Data provided:
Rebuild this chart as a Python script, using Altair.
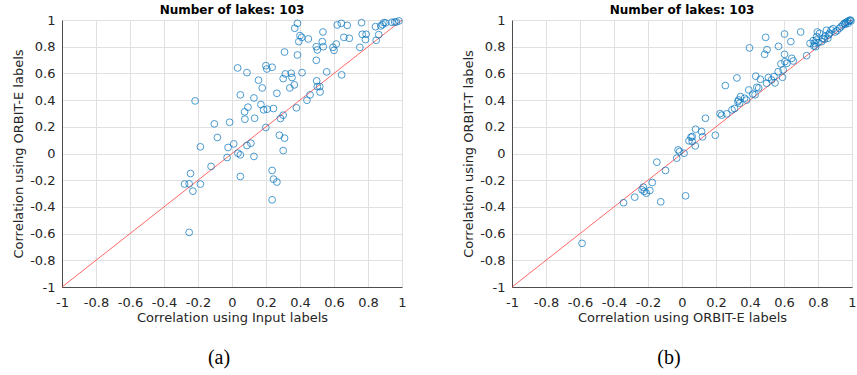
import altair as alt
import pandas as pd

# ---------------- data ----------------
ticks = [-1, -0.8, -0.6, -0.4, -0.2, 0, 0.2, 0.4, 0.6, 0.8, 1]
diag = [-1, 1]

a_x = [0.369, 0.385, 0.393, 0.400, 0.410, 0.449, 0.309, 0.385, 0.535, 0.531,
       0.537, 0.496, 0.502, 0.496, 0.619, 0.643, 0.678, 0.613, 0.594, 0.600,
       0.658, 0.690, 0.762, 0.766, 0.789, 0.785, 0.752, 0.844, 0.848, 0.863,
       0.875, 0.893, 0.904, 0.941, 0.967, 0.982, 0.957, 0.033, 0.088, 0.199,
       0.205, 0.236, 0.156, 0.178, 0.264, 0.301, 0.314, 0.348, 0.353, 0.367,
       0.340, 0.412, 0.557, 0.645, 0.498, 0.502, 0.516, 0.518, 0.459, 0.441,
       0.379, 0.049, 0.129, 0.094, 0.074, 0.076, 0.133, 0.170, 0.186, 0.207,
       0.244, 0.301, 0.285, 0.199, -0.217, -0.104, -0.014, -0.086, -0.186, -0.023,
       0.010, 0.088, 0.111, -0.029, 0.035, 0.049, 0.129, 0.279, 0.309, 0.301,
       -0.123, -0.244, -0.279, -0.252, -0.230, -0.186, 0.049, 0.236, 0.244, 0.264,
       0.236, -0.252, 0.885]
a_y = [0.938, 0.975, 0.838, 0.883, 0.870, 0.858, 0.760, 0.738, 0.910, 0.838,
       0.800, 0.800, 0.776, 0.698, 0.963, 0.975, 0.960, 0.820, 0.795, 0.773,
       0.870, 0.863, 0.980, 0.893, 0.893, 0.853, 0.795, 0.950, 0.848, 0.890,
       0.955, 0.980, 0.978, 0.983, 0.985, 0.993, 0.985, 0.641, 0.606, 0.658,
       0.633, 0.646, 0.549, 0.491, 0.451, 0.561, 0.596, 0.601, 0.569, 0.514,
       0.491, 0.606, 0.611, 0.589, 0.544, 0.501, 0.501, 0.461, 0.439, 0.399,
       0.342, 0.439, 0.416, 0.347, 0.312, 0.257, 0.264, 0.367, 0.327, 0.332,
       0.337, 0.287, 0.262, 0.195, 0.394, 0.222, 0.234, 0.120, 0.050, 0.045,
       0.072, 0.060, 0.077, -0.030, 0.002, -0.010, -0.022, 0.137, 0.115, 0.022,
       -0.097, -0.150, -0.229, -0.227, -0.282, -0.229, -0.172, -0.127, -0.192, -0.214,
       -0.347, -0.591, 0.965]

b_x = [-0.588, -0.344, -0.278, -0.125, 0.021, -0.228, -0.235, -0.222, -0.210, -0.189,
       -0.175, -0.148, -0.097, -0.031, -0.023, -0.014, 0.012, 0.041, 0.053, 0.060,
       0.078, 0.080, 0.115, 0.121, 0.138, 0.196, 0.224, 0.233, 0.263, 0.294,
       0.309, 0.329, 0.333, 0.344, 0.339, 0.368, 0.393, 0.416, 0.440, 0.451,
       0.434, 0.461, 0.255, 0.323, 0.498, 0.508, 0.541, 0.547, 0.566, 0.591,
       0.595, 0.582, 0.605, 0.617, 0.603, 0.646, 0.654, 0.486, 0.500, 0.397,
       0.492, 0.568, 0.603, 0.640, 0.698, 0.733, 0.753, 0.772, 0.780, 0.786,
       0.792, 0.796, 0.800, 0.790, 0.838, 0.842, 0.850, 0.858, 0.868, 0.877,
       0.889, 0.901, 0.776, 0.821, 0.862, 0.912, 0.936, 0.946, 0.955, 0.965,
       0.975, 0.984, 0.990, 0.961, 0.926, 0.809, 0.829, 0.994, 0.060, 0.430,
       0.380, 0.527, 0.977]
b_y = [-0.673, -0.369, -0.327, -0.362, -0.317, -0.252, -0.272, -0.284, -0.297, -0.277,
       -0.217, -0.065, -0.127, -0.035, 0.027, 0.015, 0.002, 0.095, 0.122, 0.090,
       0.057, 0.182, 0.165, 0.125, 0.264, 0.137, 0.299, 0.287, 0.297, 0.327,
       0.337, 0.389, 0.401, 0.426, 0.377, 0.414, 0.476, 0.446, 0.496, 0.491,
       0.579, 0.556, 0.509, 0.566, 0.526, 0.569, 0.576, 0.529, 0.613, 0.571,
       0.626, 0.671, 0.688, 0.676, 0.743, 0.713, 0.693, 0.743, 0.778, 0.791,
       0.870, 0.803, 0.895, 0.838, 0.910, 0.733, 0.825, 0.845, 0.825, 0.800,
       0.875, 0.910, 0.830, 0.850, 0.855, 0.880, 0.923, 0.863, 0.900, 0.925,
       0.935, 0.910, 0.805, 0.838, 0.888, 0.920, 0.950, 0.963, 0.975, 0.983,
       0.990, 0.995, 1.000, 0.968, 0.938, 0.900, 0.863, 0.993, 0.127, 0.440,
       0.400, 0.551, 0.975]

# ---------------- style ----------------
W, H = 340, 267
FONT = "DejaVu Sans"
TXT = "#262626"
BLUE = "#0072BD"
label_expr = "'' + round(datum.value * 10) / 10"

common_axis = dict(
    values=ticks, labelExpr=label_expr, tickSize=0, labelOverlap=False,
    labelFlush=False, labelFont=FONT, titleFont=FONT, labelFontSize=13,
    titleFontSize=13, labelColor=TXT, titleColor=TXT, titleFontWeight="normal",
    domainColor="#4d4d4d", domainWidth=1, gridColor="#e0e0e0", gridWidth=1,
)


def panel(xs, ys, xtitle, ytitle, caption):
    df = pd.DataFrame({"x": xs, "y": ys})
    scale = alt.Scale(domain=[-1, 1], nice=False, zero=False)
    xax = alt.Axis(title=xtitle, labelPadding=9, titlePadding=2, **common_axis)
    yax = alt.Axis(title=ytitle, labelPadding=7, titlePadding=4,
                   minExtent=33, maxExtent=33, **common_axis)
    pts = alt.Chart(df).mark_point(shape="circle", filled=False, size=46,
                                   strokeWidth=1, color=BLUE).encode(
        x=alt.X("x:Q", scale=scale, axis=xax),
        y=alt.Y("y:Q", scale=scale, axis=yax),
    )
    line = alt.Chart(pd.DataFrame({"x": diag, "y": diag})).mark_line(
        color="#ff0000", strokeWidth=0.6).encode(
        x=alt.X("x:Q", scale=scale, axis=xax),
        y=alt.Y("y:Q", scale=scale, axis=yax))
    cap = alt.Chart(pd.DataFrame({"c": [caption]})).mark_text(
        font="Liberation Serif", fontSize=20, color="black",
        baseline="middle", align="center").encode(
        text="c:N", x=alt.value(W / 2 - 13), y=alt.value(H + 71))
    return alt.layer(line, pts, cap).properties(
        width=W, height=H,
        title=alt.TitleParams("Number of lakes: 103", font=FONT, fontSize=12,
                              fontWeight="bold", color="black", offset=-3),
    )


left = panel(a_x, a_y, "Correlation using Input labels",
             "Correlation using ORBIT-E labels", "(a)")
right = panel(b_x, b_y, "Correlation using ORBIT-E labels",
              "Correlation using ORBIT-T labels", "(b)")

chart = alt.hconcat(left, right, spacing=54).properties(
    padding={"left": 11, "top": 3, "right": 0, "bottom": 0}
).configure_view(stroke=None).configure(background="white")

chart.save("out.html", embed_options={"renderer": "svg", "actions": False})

What is needed: Copy nothing but the lines from the top of the data down to the line containing "diag = [-1, 1]", and leave the pictures out.

Written reply:
Rebuild this chart as a Python script, using Altair.
import altair as alt
import pandas as pd

# ---------------- data ----------------
ticks = [-1, -0.8, -0.6, -0.4, -0.2, 0, 0.2, 0.4, 0.6, 0.8, 1]
diag = [-1, 1]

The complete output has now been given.